Do not copy the pictures. Write out the lines from the start of the entries through the line containing "const yTitle = 'Flux density [Jy]';".

+-------+

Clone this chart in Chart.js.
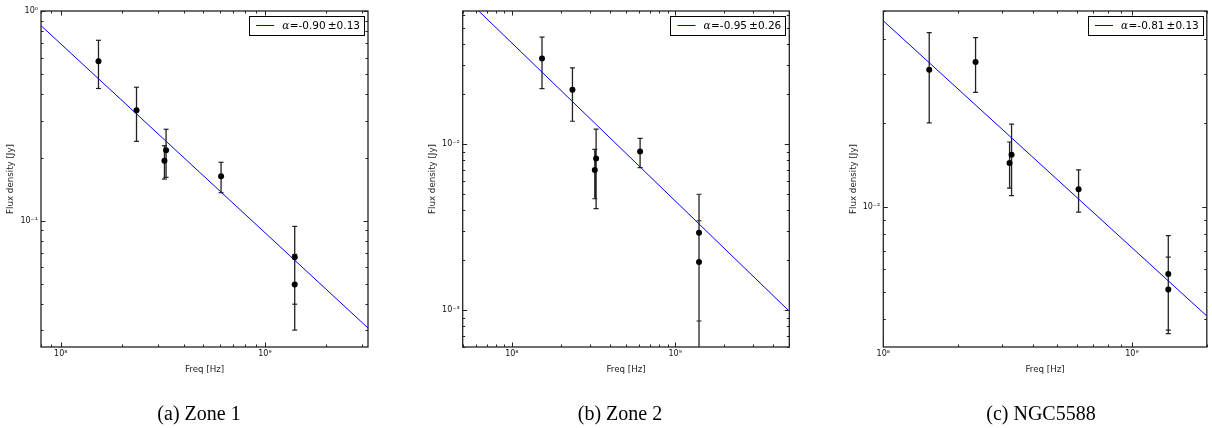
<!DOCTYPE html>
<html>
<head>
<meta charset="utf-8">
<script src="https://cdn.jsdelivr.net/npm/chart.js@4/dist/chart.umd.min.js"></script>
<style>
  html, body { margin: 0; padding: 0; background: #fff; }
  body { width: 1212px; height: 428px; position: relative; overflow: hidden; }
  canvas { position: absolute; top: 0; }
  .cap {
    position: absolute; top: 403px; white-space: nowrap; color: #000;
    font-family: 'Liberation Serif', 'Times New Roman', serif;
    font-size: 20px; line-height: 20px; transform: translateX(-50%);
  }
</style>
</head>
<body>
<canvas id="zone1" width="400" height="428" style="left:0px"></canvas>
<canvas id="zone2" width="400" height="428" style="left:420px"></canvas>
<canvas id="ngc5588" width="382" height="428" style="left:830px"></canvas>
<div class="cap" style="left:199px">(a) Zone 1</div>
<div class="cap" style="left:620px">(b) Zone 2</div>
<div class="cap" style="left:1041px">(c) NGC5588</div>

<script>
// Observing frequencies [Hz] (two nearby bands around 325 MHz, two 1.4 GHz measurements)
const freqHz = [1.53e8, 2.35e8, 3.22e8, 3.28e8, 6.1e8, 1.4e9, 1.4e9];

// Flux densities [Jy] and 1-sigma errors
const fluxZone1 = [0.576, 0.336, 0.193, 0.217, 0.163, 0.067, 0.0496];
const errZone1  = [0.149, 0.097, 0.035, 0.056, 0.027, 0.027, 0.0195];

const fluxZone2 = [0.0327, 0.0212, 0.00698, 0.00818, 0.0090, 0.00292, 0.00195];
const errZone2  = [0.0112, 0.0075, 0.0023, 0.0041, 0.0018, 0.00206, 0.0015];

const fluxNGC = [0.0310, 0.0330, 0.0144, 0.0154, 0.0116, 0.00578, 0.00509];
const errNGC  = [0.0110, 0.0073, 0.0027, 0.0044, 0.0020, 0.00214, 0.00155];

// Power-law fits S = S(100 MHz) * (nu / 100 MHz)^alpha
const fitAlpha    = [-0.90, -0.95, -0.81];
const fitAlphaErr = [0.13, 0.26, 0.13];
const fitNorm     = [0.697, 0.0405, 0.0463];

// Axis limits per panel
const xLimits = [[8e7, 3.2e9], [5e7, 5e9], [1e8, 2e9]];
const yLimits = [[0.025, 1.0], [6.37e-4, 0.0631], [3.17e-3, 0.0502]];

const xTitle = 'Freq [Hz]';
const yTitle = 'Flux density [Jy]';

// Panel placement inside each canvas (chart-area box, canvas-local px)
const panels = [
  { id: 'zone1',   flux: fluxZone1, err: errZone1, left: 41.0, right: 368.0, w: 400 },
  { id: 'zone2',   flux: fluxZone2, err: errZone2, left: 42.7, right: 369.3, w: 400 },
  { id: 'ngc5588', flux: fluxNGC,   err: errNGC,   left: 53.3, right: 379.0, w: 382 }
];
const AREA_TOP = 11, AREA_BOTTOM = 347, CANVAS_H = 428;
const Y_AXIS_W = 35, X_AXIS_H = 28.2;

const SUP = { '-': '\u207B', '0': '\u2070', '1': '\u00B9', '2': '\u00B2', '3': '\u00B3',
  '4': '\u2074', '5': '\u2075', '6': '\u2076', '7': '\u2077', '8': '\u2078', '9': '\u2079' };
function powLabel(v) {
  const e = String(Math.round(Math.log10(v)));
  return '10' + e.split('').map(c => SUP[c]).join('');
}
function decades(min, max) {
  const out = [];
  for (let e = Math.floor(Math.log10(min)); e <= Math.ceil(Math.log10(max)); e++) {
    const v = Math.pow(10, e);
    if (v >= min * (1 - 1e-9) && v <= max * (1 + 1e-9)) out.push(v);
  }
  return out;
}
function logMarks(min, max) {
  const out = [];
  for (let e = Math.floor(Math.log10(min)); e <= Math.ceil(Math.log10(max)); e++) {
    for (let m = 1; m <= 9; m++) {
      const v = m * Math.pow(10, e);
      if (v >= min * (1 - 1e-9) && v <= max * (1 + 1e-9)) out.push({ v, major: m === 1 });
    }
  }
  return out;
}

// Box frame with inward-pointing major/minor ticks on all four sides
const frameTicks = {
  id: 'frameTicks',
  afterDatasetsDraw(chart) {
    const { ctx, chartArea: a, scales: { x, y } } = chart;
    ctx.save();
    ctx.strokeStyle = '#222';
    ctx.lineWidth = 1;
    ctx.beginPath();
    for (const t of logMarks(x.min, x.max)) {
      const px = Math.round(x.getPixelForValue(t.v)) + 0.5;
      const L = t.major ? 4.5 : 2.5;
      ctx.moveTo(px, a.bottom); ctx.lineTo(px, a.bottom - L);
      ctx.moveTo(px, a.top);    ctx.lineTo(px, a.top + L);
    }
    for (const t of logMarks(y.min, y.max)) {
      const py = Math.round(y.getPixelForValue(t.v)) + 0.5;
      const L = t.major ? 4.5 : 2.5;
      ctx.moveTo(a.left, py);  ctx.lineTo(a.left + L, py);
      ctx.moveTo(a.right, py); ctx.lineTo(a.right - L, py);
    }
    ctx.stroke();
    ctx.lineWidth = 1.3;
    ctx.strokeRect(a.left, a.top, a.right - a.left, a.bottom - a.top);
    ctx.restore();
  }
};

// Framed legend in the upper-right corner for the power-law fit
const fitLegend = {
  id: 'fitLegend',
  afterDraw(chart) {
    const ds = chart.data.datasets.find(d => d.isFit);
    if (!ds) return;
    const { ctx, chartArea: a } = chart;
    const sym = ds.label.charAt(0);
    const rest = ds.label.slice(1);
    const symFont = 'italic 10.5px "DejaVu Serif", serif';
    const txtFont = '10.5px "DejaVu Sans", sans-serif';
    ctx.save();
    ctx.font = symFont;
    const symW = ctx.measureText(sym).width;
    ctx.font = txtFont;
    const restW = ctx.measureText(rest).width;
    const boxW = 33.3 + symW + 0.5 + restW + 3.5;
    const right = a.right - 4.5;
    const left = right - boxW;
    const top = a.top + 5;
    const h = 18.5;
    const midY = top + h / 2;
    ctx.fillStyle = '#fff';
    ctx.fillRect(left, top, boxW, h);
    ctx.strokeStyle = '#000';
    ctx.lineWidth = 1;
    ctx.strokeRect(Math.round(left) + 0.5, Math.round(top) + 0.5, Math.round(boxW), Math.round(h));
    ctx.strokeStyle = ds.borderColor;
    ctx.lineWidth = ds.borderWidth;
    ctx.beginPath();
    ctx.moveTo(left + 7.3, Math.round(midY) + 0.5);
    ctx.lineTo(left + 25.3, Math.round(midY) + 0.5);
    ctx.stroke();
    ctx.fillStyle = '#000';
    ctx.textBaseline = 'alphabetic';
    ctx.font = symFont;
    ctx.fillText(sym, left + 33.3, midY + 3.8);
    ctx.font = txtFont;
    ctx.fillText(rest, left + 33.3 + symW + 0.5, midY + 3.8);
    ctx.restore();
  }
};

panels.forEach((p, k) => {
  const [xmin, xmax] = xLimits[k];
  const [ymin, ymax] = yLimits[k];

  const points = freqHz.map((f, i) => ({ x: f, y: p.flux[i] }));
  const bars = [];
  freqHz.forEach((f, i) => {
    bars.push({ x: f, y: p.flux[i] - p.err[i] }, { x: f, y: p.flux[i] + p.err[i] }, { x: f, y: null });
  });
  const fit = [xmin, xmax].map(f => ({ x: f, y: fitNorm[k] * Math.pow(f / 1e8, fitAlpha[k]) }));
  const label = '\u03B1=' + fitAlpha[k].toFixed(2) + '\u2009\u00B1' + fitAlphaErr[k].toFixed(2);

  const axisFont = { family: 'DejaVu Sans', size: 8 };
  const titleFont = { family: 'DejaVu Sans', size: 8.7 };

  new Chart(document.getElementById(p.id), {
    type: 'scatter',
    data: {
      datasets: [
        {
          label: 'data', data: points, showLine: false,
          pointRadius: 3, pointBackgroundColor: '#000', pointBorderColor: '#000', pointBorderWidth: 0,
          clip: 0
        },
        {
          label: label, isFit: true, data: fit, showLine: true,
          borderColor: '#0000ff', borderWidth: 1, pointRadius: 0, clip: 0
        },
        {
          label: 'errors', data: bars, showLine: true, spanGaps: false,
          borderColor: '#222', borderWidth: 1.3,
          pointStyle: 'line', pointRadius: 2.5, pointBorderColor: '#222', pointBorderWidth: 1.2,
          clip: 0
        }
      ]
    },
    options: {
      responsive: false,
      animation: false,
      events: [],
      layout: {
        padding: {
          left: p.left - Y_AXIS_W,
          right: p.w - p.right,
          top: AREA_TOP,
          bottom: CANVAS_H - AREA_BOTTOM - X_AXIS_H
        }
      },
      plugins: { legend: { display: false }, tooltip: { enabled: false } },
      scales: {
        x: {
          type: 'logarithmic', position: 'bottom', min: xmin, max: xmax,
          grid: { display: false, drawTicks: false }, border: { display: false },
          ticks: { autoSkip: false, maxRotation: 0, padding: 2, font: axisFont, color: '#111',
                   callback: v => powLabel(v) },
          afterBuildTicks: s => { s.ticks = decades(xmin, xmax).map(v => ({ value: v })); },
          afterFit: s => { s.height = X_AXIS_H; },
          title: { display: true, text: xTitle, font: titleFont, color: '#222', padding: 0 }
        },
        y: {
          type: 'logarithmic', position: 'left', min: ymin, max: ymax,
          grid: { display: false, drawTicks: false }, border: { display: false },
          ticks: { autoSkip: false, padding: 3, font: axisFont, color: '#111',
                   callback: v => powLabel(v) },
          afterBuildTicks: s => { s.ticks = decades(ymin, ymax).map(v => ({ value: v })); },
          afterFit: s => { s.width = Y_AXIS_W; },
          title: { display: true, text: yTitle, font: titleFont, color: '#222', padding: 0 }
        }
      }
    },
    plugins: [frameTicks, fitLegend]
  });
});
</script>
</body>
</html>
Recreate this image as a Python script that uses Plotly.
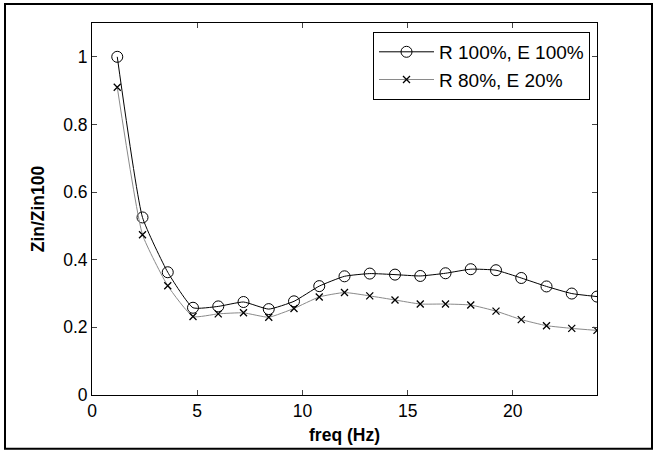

+-------+

Exercise output:
Clone this chart in Chart.js.
<!DOCTYPE html>
<html>
<head>
<meta charset="utf-8">
<script src="https://cdn.jsdelivr.net/npm/chart.js@4/dist/chart.umd.min.js"></script>
<style>
  html, body { margin: 0; padding: 0; background: #fff; }
  body { width: 1212px; height: 428px; position: relative; overflow: hidden; }
  canvas { position: absolute; top: 0; }
  .cap {
    position: absolute; top: 403px; white-space: nowrap; color: #000;
    font-family: 'Liberation Serif', 'Times New Roman', serif;
    font-size: 20px; line-height: 20px; transform: translateX(-50%);
  }
</style>
</head>
<body>
<canvas id="zone1" width="400" height="428" style="left:0px"></canvas>
<canvas id="zone2" width="400" height="428" style="left:420px"></canvas>
<canvas id="ngc5588" width="382" height="428" style="left:830px"></canvas>
<div class="cap" style="left:199px">(a) Zone 1</div>
<div class="cap" style="left:620px">(b) Zone 2</div>
<div class="cap" style="left:1041px">(c) NGC5588</div>

<script>
// Observing frequencies [Hz] (two nearby bands around 325 MHz, two 1.4 GHz measurements)
const freqHz = [1.53e8, 2.35e8, 3.22e8, 3.28e8, 6.1e8, 1.4e9, 1.4e9];

// Flux densities [Jy] and 1-sigma errors
const fluxZone1 = [0.576, 0.336, 0.193, 0.217, 0.163, 0.067, 0.0496];
const errZone1  = [0.149, 0.097, 0.035, 0.056, 0.027, 0.027, 0.0195];

const fluxZone2 = [0.0327, 0.0212, 0.00698, 0.00818, 0.0090, 0.00292, 0.00195];
const errZone2  = [0.0112, 0.0075, 0.0023, 0.0041, 0.0018, 0.00206, 0.0015];

const fluxNGC = [0.0310, 0.0330, 0.0144, 0.0154, 0.0116, 0.00578, 0.00509];
const errNGC  = [0.0110, 0.0073, 0.0027, 0.0044, 0.0020, 0.00214, 0.00155];

// Power-law fits S = S(100 MHz) * (nu / 100 MHz)^alpha
const fitAlpha    = [-0.90, -0.95, -0.81];
const fitAlphaErr = [0.13, 0.26, 0.13];
const fitNorm     = [0.697, 0.0405, 0.0463];

// Axis limits per panel
const xLimits = [[8e7, 3.2e9], [5e7, 5e9], [1e8, 2e9]];
const yLimits = [[0.025, 1.0], [6.37e-4, 0.0631], [3.17e-3, 0.0502]];

const xTitle = 'Freq [Hz]';
const yTitle = 'Flux density [Jy]';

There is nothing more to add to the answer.